The annual pre-race luncheon occurred at the Coast Guard Academy’s Merle J. Smith Consolidated Club (formerly the officer’s club) two days before the Yale-Harvard Regatta, and was hosted by the New London Rotary Club.
“This is the race,” Gladstone said to a crowd of about 150 people. “This is what defines a season. … If you’re successful here, you can leave and feel very good about it.”
Yale-Harvard races on the Thames River, all upstream this year, start at 2:15 p.m. Saturday, with the spotlight four-mile race for the top varsity rowers pushing off at 4 p.m.
“The whole point is students compete,” said Charles Butt, Harvard’s crew coach. “It’s education through athletics because you have to keep fighting.”
Genevra Stone, the first female keynote speaker at this event and silver medalist in the single sculls at the Rio de Janeiro Olympics in 2016, noted that the spotlight competition on the Thames is three times longer than a typical crew race.

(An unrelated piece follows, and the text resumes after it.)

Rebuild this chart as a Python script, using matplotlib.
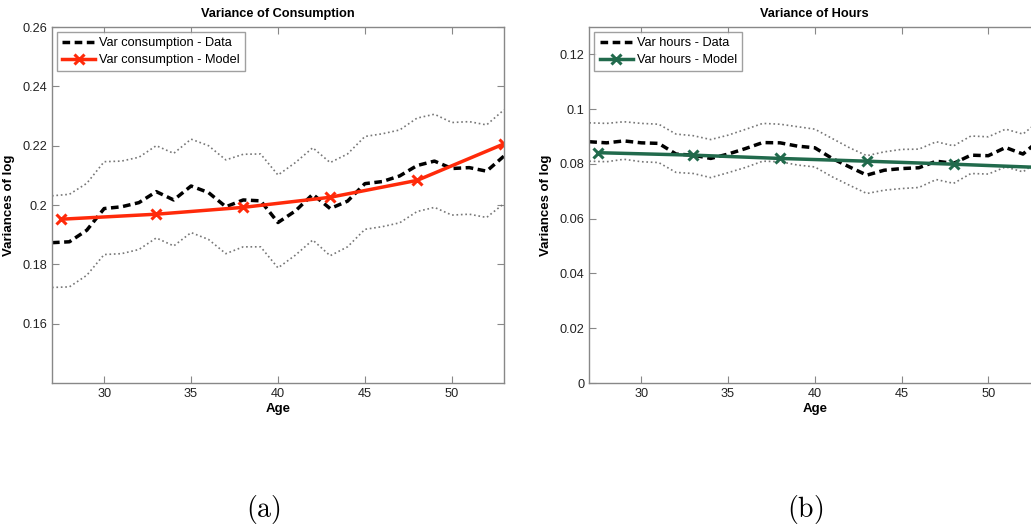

It’s a distance she’d never had to traverse, one that calls on humans to test the edges of their endurance.
“That mental challenge is what thrills me about this race,” she said.
“Four miles highlights what makes rowing special,” she added, “especially the grit. … It’s the love of the sport, the passion for excellence and the will to win.”
Stone later was one of three guests who helped draw the race lanes for Yale and Harvard out of the silver Sexton Cup that goes to the winner. The race is the oldest collegiate competition in America, dating back to 1852.